Belakangan, Aldi Taher melalui akun Instagram miliknya @alditaher.official, cukup gemar membagikan aktivitas barunya semenjak mencalonkan diri sebagai calon Wakil Gubernur Sumatera Barat. Ia yang sebelumnya aktif manggung dan wara-wiri di layar kaca televisi, kini berubah drastis menjadi lebih alim dan rajin mengaji. Namun bukannya simpati yang diraih, justru publik merasa risih dengan aktivitas barunya ini.

Meski Aldi Taher banyak membagikan aktivitas mengaji, namun publik menilai apa yang dilakukannya justru terlalu berlebihan dan lebay dengan merekam semua aktivitas mengajinya. Misalnya, saat ia mengaji sambil duduk di pinggir jalan raya, di emperan masjid, di pinggir sungai, bahkan saat di tengah anak-anak yang sedang bermain di lapangan.

Tentu hak masing-masing orang untuk berperilaku. Namun memanfaatkan agama sekedar untuk mendongkrak populeritas semata justru terlihat sebagai hal menjijikkan. Seolah-olah agama menjadi isyarat mutlak agar sekedar dianggap pribadi yang baik dan taat. Yang terlihat, para pengasong agama ini justru mengobralnya dengan harga murah.

Jika ada orang-orang yang gemar teriak-teriak membela agama, harusnya para politisi model seperti inilah yang layak untuk diseret ke penjara. Bukan justru meributkan benda-benda mati hanya karena takut imannya goyah.

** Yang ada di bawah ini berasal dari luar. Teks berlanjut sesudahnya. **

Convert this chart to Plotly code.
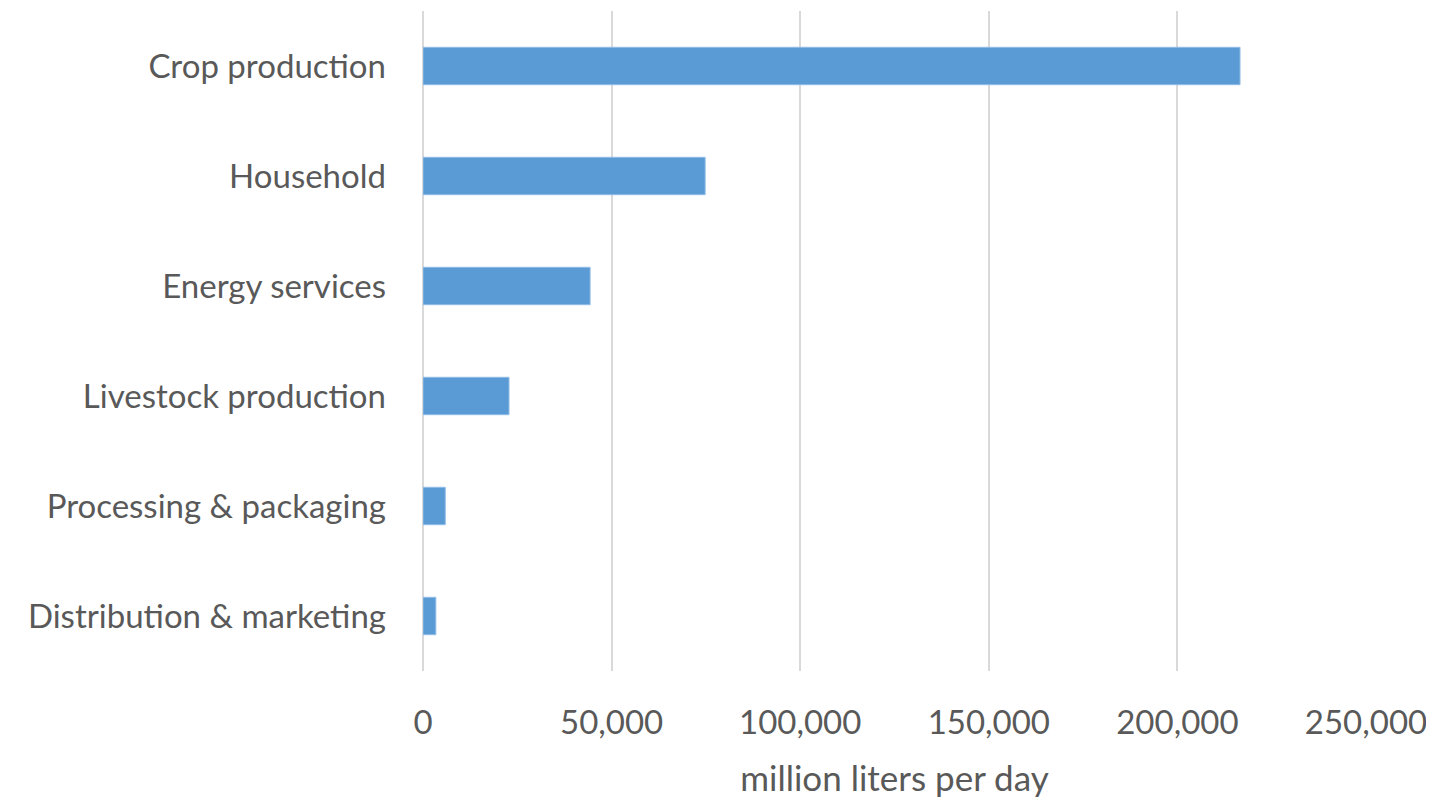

Kenyataan seperti ini memang kadang membuat kita tepuk jidat. Agama dijunjung begitu tinggi, bahkan untuk menjadi penjabat syaratnya harus bisa mengaji. Soal integritas dan kemampuan membangun negeri seolah tak berarti, sebab masyarakat Indonesia hanya butuh mereka yang jago menyadur ayat-ayat surga meski tak mampu bekerja sama sekali. Akibatnya, muncullah para badut berjubah agama yang pandai menarik simpati.

Dan inilah wajah Indonesia, negeri pemuja agama yang subur akan budaya korupsi dan kriminalitas yang tinggi.